**What to work on:**
Your task is to retype, word for word, the lines from the start of the data through the line holding "import plotly.graph_objects as go". Do not include the pictures.

**Given material:**
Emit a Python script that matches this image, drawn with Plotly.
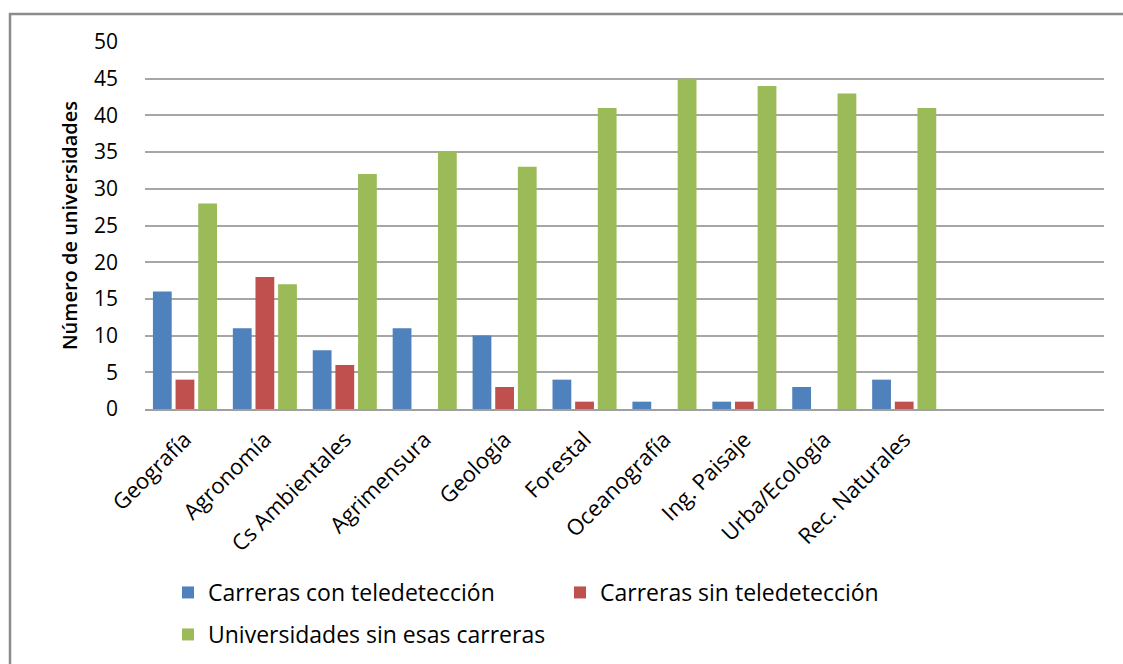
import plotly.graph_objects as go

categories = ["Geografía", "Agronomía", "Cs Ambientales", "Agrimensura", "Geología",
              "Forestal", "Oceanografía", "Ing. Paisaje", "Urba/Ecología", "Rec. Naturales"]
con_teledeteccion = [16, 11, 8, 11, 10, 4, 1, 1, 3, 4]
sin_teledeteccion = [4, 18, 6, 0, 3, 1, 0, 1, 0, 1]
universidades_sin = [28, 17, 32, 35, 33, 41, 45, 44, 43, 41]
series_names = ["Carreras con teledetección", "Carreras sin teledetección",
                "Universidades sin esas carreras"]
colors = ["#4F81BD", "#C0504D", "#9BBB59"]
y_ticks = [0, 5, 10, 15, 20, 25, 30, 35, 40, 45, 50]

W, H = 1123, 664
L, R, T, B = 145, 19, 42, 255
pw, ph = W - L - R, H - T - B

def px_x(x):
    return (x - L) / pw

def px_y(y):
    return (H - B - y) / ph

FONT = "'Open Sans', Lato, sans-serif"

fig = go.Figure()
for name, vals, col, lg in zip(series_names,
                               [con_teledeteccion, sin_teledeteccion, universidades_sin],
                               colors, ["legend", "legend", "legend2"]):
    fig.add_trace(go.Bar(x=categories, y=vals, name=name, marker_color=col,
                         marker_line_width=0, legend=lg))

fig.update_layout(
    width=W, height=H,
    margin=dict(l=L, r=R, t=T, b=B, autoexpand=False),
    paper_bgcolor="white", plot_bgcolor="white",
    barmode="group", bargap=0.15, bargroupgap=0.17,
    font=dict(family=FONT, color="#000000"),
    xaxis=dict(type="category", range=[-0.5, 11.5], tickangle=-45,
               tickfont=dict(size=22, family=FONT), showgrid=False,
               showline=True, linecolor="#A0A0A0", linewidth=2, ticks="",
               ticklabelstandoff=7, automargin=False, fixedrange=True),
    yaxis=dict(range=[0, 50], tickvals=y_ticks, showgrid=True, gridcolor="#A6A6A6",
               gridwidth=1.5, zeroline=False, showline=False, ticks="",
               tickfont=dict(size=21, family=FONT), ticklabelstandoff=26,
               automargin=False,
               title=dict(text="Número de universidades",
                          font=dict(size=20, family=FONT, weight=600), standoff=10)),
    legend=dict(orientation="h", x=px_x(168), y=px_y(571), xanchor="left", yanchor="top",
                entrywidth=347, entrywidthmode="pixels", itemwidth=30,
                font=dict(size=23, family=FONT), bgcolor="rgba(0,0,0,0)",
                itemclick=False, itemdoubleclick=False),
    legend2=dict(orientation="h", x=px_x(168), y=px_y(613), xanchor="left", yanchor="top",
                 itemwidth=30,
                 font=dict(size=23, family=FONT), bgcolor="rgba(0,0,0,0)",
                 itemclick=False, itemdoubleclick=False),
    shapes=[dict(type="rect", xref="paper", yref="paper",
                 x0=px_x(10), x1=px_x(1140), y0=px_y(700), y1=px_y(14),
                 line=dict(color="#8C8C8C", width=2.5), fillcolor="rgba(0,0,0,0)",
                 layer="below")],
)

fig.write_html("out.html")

**Solution to this exercise:**
Emit a Python script that matches this image, drawn with Plotly.
import plotly.graph_objects as go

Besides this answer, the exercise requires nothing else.